The ASA, in conjunction with the Code-writing body CAP, has today published its Annual Review for 2009. The Review includes a list of ads which received the most complaints in 2009. Topping the list was an ad from the Christian party, which ran with the strapline “There definitely is a God” on London buses. The ads were in response to the British Humanist Association’s campaign, also on London buses, stating “There is probably no God. Now relax and enjoy your life”. The Christian Party’s ad received 1,204 complaints, making it the most complained-about ad in 2009 and the third highest of all time. It was not investigated by the ASA, however, as ads for political parties are not covered by the Codes and are therefore outside the remit of the ASA. The Humanist Association’s ad came in at position 6 on the list with 392 complaints, but it was not investigated by the ASA as the claim was deemed to be an expression of the advertiser’s opinion and not capable of substantiation anyway.

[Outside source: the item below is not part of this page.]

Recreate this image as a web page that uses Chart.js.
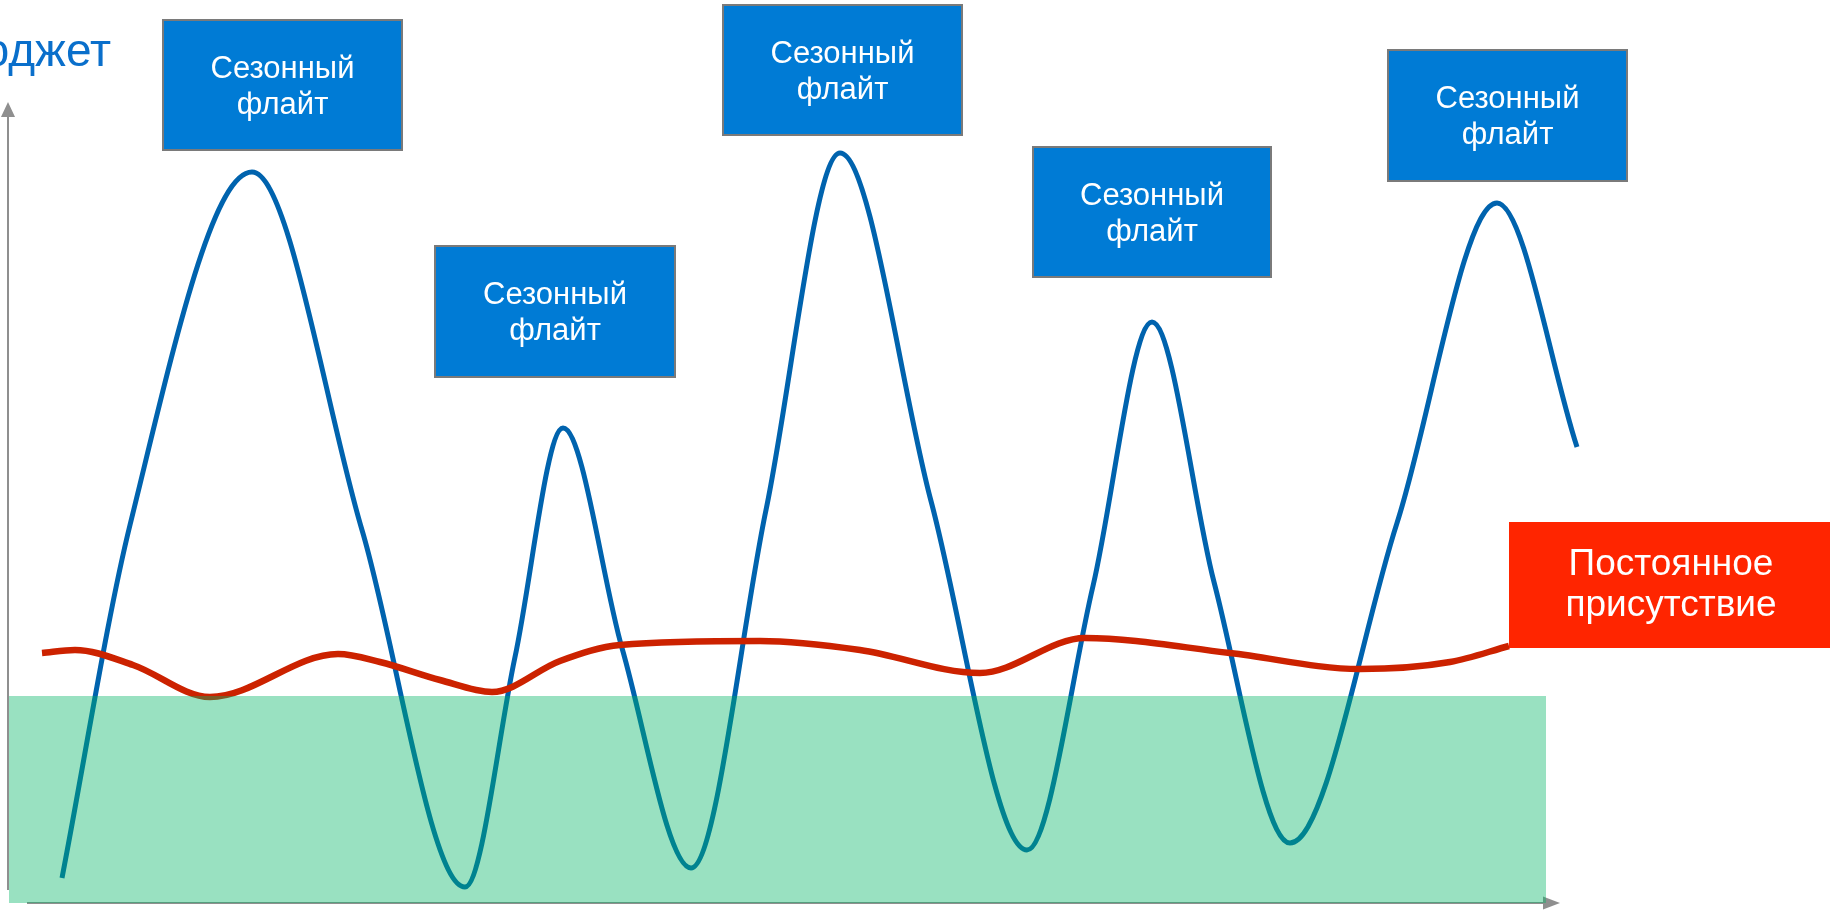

Other notable entries in the list were an ad for the Volkswagen Golf featuring graphic fight sequences in the style of The Matrix, which received 1,070 complaints and was banned before the 9pm watershed, an ad for Home Pride Oven Cleaner with the strapline “So easy even a man can do it”, which received 804 complaints, but was not deemed by the ASA to be offensive, and an ad for Crunchy Nut Cornflakes spoofing the famous baby in a pram scene from The Untouchables, which received 323 complaints but was not deemed by the ASA to cause widespread offence or encourage harm to children.
The Review also details some significant rulings and investigations carried out by the ASA into areas such as advertising financial products, making health claims in ads for food and drink products, the use of airbrushing in health and beauty ads, and specifically focuses on alcohol advertising and advertising directed at children.